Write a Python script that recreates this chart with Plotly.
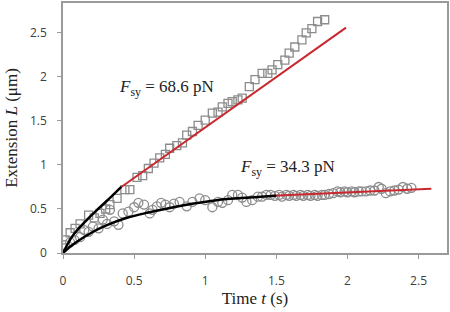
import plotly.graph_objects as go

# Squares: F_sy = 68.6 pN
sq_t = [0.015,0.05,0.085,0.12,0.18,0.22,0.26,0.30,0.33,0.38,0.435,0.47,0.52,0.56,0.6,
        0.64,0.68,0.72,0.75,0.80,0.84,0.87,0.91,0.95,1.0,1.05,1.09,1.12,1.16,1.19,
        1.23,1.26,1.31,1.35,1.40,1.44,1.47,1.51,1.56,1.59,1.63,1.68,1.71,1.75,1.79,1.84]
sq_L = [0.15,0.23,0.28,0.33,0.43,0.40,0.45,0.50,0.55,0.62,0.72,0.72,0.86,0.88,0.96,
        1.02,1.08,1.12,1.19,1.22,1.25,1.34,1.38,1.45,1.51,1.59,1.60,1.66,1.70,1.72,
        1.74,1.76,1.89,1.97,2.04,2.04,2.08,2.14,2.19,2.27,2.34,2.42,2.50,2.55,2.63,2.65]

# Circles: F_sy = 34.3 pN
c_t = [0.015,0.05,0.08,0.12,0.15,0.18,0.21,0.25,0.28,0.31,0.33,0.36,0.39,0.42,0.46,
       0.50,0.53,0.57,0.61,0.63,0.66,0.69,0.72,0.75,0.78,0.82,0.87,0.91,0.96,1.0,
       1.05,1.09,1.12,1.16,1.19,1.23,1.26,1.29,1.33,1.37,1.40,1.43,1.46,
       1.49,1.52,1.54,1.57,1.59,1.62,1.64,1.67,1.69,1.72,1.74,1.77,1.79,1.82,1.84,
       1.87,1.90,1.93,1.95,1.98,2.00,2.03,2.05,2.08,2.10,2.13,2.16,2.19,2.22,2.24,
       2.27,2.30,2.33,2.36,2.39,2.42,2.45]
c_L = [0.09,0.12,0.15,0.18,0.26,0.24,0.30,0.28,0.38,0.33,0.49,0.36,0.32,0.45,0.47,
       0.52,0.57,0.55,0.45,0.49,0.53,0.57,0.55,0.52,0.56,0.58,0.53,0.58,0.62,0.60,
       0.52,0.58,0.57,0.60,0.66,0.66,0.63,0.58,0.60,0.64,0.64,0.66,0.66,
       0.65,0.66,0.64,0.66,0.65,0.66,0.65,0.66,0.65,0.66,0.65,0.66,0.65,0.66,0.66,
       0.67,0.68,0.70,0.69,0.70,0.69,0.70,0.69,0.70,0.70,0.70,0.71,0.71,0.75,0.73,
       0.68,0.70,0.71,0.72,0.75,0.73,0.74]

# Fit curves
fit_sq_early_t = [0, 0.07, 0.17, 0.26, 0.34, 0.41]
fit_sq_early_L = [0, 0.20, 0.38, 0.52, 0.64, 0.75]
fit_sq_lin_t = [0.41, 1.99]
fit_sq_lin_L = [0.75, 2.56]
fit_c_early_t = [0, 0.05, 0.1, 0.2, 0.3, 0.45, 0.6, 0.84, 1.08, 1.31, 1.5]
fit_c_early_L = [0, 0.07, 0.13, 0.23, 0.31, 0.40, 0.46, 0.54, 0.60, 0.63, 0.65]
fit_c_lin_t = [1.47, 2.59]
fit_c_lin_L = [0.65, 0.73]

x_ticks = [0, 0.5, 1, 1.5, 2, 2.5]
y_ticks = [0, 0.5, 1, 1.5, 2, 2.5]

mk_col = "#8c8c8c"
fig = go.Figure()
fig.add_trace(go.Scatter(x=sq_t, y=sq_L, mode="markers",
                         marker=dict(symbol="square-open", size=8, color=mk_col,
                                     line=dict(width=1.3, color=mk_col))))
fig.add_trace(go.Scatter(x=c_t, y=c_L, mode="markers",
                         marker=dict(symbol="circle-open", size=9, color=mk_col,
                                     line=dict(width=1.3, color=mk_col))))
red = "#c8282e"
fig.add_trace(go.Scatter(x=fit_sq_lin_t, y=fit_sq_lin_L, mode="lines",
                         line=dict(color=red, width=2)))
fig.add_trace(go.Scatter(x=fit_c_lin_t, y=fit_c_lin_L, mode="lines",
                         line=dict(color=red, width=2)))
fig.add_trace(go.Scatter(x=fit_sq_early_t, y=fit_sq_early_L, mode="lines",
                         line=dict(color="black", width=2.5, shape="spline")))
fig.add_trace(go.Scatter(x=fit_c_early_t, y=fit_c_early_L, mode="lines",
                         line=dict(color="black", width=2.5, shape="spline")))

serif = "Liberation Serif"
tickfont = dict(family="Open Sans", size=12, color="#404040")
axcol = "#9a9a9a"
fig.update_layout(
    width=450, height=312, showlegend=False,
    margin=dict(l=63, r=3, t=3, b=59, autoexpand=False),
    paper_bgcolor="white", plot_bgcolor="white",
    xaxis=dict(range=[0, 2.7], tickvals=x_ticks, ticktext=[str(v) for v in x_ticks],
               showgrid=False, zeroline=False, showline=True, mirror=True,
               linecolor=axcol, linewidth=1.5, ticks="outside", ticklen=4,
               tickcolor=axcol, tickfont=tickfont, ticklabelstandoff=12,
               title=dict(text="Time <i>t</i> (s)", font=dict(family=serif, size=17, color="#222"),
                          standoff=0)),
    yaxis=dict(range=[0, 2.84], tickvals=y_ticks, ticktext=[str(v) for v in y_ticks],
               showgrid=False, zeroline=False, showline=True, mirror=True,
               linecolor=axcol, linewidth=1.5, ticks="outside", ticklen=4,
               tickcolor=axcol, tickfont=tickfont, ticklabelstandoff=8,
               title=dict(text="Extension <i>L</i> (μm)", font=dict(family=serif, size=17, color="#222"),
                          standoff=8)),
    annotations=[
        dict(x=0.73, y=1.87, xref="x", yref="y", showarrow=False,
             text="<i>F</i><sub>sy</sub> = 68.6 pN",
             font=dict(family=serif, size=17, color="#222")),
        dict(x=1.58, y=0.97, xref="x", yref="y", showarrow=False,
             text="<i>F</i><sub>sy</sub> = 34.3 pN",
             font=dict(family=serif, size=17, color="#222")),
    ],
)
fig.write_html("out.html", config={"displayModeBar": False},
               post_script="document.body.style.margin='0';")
* * * * * * * * *
◆ **YOUR OBJECTIVE**
Pictures excluded, repeat exactly the lines from the top of the material through the line with "import plotly.graph_objects as go", including both of those lines.

◆ **COMPLETE OUTPUT**
Write a Python script that recreates this chart with Plotly.
import plotly.graph_objects as go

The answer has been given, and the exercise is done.